Any thoughts on things like gazing balls or those copper
garden stakes with beads or glass balls on them in gardens? How about solar
powered gazing ball / light combinations or other lights in the garden?
Just wondering what the general feeling is about these things. I'm not
talking about plastic pink flamingos or plastic deer or even garden gnomes.
I do think some of this stuff looks good and some of the deer and gnomes are
cute.


Gnomes & flamingos can certainly seem to be the low-end of a lot of either
junky or kitschy stuff, but if they have some emotional appeal, I wouldn't
avoid them just cuz OTHER people think they're trashy. My great-grandma
had a couple super ugly hanging pots on her front porch, & if I had those
today, I'd love them because they were hers, but not likely anyone but me
would think they were nice. If garden gnomes touch your soul, don't
criticize your own soul, just be happy to have one.

I've a friend in Oregon who had something like a hundred pink flamingos in
her front yard -- all of them stolen from around Eugene over a great many
years. Though no one ever proved they were stolen, everyone had to have
realized it was something of a mania, she'd see one & she had to steal it.
For the most part, people seemed to regard it as a perverse honor that her
flock included a bird that had once lived in their yard. Sometimes a
worn-out old flamingo would be left near her porch by secret gift-givers
apparently wanting a nice way to get rid of an unwanted plastic pet. And
she'd often look outside & see strangers & tourists standing amidst her
flamingos, taking pictures of each other.

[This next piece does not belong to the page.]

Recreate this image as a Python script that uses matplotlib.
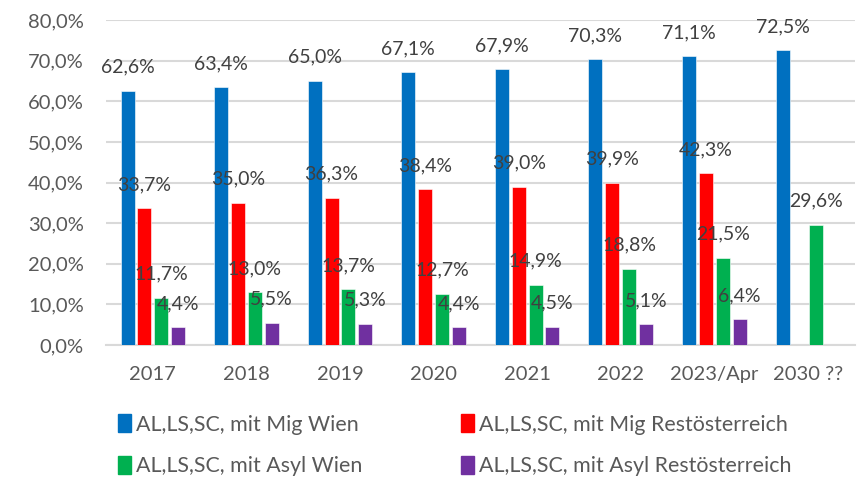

Then one morning she woke up to discover ALL HER PLASTIC FLAMINGOS WERE
GONE, & in their place was one plastic blue heron. Over time, she'd get
pictures of the flock in the mail, postmarked from all around North
America, as though her flock was actually flying from place to place &
seeing the sites. Then about two years later, she got up one morning, &
the flamingos had come home!

Whoever pulled this stunt remains unknown to this day, but C. still has
attached to her refrigerator a collection of photographs documenting the
flock's travels.

I have put some copper garden stakes in my small garden and hung a solar
powered gazing ball light as well as put one of those solar powered path
lights in. Personally I think the path light is pretty neat since it has
settings for red, green, amber light and a setting for all three colors to
flash. And of course my pvc fence is there to keep the lawn guys from
mowing or weed whacking my plants.


If you find it pretty, it's probably pretty, & if it serves as a garden
light, I wouldn't even qualify that as a tacky gazing ball, but as a
light. Now it doesn't sound like something i would personally want in my
garden, but a garden should appeal to each gardener's own tastes, not to
some uptown designer's idea of what would be better.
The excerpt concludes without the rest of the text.